Recorded information
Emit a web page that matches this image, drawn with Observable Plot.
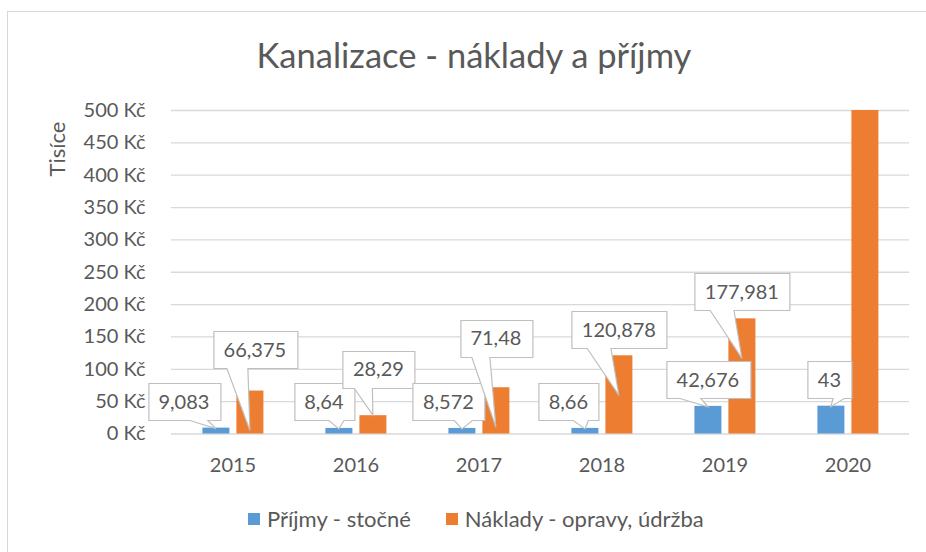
<!DOCTYPE html>
<html><head><meta charset="utf-8">
<script src="https://cdn.jsdelivr.net/npm/d3@7"></script>
<script src="https://cdn.jsdelivr.net/npm/@observablehq/plot@0.6"></script>
<style>
body{margin:0;background:#fff;}
#wrap{position:relative;width:926px;height:552px;overflow:hidden;background:#fff;font-family:Lato, sans-serif;color:#595959;}
#frame{position:absolute;left:7px;top:11px;width:2000px;height:2000px;border-left:1px solid #d9d9d9;border-top:1px solid #d9d9d9;}
#title{position:absolute;left:11px;top:33.5px;width:926px;text-align:center;font-size:34.5px;line-height:42px;white-space:nowrap;}
#ytitle{position:absolute;left:57px;top:149px;transform:translate(-50%,-50%) rotate(-90deg);font-size:22px;line-height:26px;white-space:nowrap;}
#chart{position:absolute;left:0;top:90px;}
#legend{position:absolute;left:248px;top:504px;display:flex;align-items:center;font-size:22px;line-height:30px;white-space:nowrap;}
.item{display:flex;align-items:center;margin-right:35px;}
.sw{width:12px;height:12px;display:inline-block;margin-right:7px;}
</style></head><body>
<div id="wrap"><div id="frame"></div><div id="title">Kanalizace - náklady a příjmy</div><div id="ytitle">Tisíce</div><div id="chart"></div><div id="legend"></div></div>
<script>
// ---- data ----
const years = ["2015", "2016", "2017", "2018", "2019", "2020"];
const seriesNames = ["Příjmy - stočné", "Náklady - opravy, údržba"];
const seriesColors = ["#5B9BD5", "#ED7D31"];
const prijmy = [9.083, 8.64, 8.572, 8.66, 42.676, 43];
const naklady = [66.375, 28.29, 71.48, 120.878, 177.981, 500];
const nakladyLabelled = [true, true, true, true, true, false];
const yTicks = [0, 50, 100, 150, 200, 250, 300, 350, 400, 450, 500];

// ---- callout placement (layout only, pixels relative to bar top) ----
const prijmyCallout = {dx: [-32, -15, -13.5, -16.5, 0, -1.5], dy: [-26, -26, -26, -26, -26, -26], tip: [1, 1, 1, 1, 1, 1]};
const nakladyCallout = {dx: [5, 5.5, 0, 0, 0], dy: [-41, -46, -49, -25.5, -26.5], tip: [40, 0, 40, 40, 40]};

const fmt = v => String(v).replace(".", ",");

const rows = [];
years.forEach((y, i) => {
  rows.push({year: y, series: seriesNames[0], value: prijmy[i]});
  rows.push({year: y, series: seriesNames[1], value: naklady[i]});
});

const labelRows = [];
years.forEach((y, i) => {
  labelRows.push({year: y, series: seriesNames[0], value: prijmy[i], text: fmt(prijmy[i]),
    dx: prijmyCallout.dx[i], dy: prijmyCallout.dy[i], tip: prijmyCallout.tip[i]});
  if (nakladyLabelled[i]) labelRows.push({year: y, series: seriesNames[1], value: naklady[i], text: fmt(naklady[i]),
    dx: nakladyCallout.dx[i], dy: nakladyCallout.dy[i], tip: nakladyCallout.tip[i]});
});

const measureCtx = document.createElement("canvas").getContext("2d");
measureCtx.font = "20px Lato";

function calloutRender(index, scales, values) {
  let bw = 0;
  if (scales.x && typeof scales.x.bandwidth === "function") bw = scales.x.bandwidth();
  else if (scales.scales && scales.scales.x && scales.scales.x.bandwidth) bw = scales.scales.x.bandwidth;
  const g = d3.create("svg:g");
  for (const i of index) {
    const r = labelRows[i];
    const bx = values.x[i] + bw / 2, by = values.y[i];
    const tw = measureCtx.measureText(r.text).width;
    const w = Math.round(tw + 21), h = 37;
    const cx = bx + r.dx, cy = by + r.dy;
    const x0 = Math.round(cx - w / 2) + 0.5, x1 = x0 + w;
    const y0 = Math.round(cy - h / 2) + 0.5, y1 = y0 + h;
    const tx = bx, ty = by + r.tip;
    const s = tx > cx + 1 ? 1 : -1;
    const ba = cx + s * w / 12, bb = cx + s * w / 3;
    const bR = Math.max(ba, bb), bL = Math.min(ba, bb);
    g.append("path")
      .attr("d", `M${x0},${y0}H${x1}V${y1}H${bR}L${tx},${ty}L${bL},${y1}H${x0}Z`)
      .attr("fill", "#fff").attr("stroke", "#bfbfbf").attr("stroke-width", 1.2);
    g.append("text")
      .attr("x", cx).attr("y", cy).attr("dy", "0.36em")
      .attr("text-anchor", "middle").attr("fill", "#595959")
      .attr("font-size", 20).text(r.text);
  }
  return g.node();
}

const chart = Plot.plot({
  width: 926,
  height: 392,
  marginTop: 20,
  marginBottom: 48.5,
  marginLeft: 168.6,
  marginRight: 15.3,
  style: {fontFamily: "Lato, sans-serif", fontSize: "20px", color: "#595959", background: "transparent"},
  fx: {domain: years, padding: 0, label: null, tickSize: 0, tickPadding: 24, axis: "bottom"},
  x: {domain: seriesNames, paddingInner: 0.2, paddingOuter: 0.867, axis: null},
  y: {domain: [0, 500], ticks: yTicks, tickFormat: d => `${d} Kč`, tickSize: 0, tickPadding: 26, label: null},
  color: {domain: seriesNames, range: seriesColors},
  marks: [
    Plot.ruleY(yTicks, {stroke: "#d9d9d9", strokeWidth: 1.3}),
    Plot.barY(rows, {fx: "year", x: "series", y: "value", fill: "series"}),
    Plot.text(labelRows, {fx: "year", x: "series", y: "value", text: "text", render: calloutRender})
  ]
});
document.getElementById("chart").appendChild(chart);

const legend = document.getElementById("legend");
seriesNames.forEach((n, i) => {
  const it = document.createElement("div");
  it.className = "item";
  const sw = document.createElement("span");
  sw.className = "sw";
  sw.style.background = seriesColors[i];
  it.appendChild(sw);
  it.appendChild(document.createTextNode(n));
  legend.appendChild(it);
});
</script>
</body></html>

Exercise task
Every line should be retyped exactly, with the pictures omitted.

Result of the exercise
Emit a web page that matches this image, drawn with Observable Plot.
<!DOCTYPE html>
<html><head><meta charset="utf-8">
<script src="https://cdn.jsdelivr.net/npm/d3@7"></script>
<script src="https://cdn.jsdelivr.net/npm/@observablehq/plot@0.6"></script>
<style>
body{margin:0;background:#fff;}
#wrap{position:relative;width:926px;height:552px;overflow:hidden;background:#fff;font-family:Lato, sans-serif;color:#595959;}
#frame{position:absolute;left:7px;top:11px;width:2000px;height:2000px;border-left:1px solid #d9d9d9;border-top:1px solid #d9d9d9;}
#title{position:absolute;left:11px;top:33.5px;width:926px;text-align:center;font-size:34.5px;line-height:42px;white-space:nowrap;}
#ytitle{position:absolute;left:57px;top:149px;transform:translate(-50%,-50%) rotate(-90deg);font-size:22px;line-height:26px;white-space:nowrap;}
#chart{position:absolute;left:0;top:90px;}
#legend{position:absolute;left:248px;top:504px;display:flex;align-items:center;font-size:22px;line-height:30px;white-space:nowrap;}
.item{display:flex;align-items:center;margin-right:35px;}
.sw{width:12px;height:12px;display:inline-block;margin-right:7px;}
</style></head><body>
<div id="wrap"><div id="frame"></div><div id="title">Kanalizace - náklady a příjmy</div><div id="ytitle">Tisíce</div><div id="chart"></div><div id="legend"></div></div>
<script>
// ---- data ----
const years = ["2015", "2016", "2017", "2018", "2019", "2020"];
const seriesNames = ["Příjmy - stočné", "Náklady - opravy, údržba"];
const seriesColors = ["#5B9BD5", "#ED7D31"];
const prijmy = [9.083, 8.64, 8.572, 8.66, 42.676, 43];
const naklady = [66.375, 28.29, 71.48, 120.878, 177.981, 500];
const nakladyLabelled = [true, true, true, true, true, false];
const yTicks = [0, 50, 100, 150, 200, 250, 300, 350, 400, 450, 500];

// ---- callout placement (layout only, pixels relative to bar top) ----
const prijmyCallout = {dx: [-32, -15, -13.5, -16.5, 0, -1.5], dy: [-26, -26, -26, -26, -26, -26], tip: [1, 1, 1, 1, 1, 1]};
const nakladyCallout = {dx: [5, 5.5, 0, 0, 0], dy: [-41, -46, -49, -25.5, -26.5], tip: [40, 0, 40, 40, 40]};

const fmt = v => String(v).replace(".", ",");

const rows = [];
years.forEach((y, i) => {
  rows.push({year: y, series: seriesNames[0], value: prijmy[i]});
  rows.push({year: y, series: seriesNames[1], value: naklady[i]});
});

const labelRows = [];
years.forEach((y, i) => {
  labelRows.push({year: y, series: seriesNames[0], value: prijmy[i], text: fmt(prijmy[i]),
    dx: prijmyCallout.dx[i], dy: prijmyCallout.dy[i], tip: prijmyCallout.tip[i]});
  if (nakladyLabelled[i]) labelRows.push({year: y, series: seriesNames[1], value: naklady[i], text: fmt(naklady[i]),
    dx: nakladyCallout.dx[i], dy: nakladyCallout.dy[i], tip: nakladyCallout.tip[i]});
});

const measureCtx = document.createElement("canvas").getContext("2d");
measureCtx.font = "20px Lato";

function calloutRender(index, scales, values) {
  let bw = 0;
  if (scales.x && typeof scales.x.bandwidth === "function") bw = scales.x.bandwidth();
  else if (scales.scales && scales.scales.x && scales.scales.x.bandwidth) bw = scales.scales.x.bandwidth;
  const g = d3.create("svg:g");
  for (const i of index) {
    const r = labelRows[i];
    const bx = values.x[i] + bw / 2, by = values.y[i];
    const tw = measureCtx.measureText(r.text).width;
    const w = Math.round(tw + 21), h = 37;
    const cx = bx + r.dx, cy = by + r.dy;
    const x0 = Math.round(cx - w / 2) + 0.5, x1 = x0 + w;
    const y0 = Math.round(cy - h / 2) + 0.5, y1 = y0 + h;
    const tx = bx, ty = by + r.tip;
    const s = tx > cx + 1 ? 1 : -1;
    const ba = cx + s * w / 12, bb = cx + s * w / 3;
    const bR = Math.max(ba, bb), bL = Math.min(ba, bb);
    g.append("path")
      .attr("d", `M${x0},${y0}H${x1}V${y1}H${bR}L${tx},${ty}L${bL},${y1}H${x0}Z`)
      .attr("fill", "#fff").attr("stroke", "#bfbfbf").attr("stroke-width", 1.2);
    g.append("text")
      .attr("x", cx).attr("y", cy).attr("dy", "0.36em")
      .attr("text-anchor", "middle").attr("fill", "#595959")
      .attr("font-size", 20).text(r.text);
  }
  return g.node();
}

const chart = Plot.plot({
  width: 926,
  height: 392,
  marginTop: 20,
  marginBottom: 48.5,
  marginLeft: 168.6,
  marginRight: 15.3,
  style: {fontFamily: "Lato, sans-serif", fontSize: "20px", color: "#595959", background: "transparent"},
  fx: {domain: years, padding: 0, label: null, tickSize: 0, tickPadding: 24, axis: "bottom"},
  x: {domain: seriesNames, paddingInner: 0.2, paddingOuter: 0.867, axis: null},
  y: {domain: [0, 500], ticks: yTicks, tickFormat: d => `${d} Kč`, tickSize: 0, tickPadding: 26, label: null},
  color: {domain: seriesNames, range: seriesColors},
  marks: [
    Plot.ruleY(yTicks, {stroke: "#d9d9d9", strokeWidth: 1.3}),
    Plot.barY(rows, {fx: "year", x: "series", y: "value", fill: "series"}),
    Plot.text(labelRows, {fx: "year", x: "series", y: "value", text: "text", render: calloutRender})
  ]
});
document.getElementById("chart").appendChild(chart);

const legend = document.getElementById("legend");
seriesNames.forEach((n, i) => {
  const it = document.createElement("div");
  it.className = "item";
  const sw = document.createElement("span");
  sw.className = "sw";
  sw.style.background = seriesColors[i];
  it.appendChild(sw);
  it.appendChild(document.createTextNode(n));
  legend.appendChild(it);
});
</script>
</body></html>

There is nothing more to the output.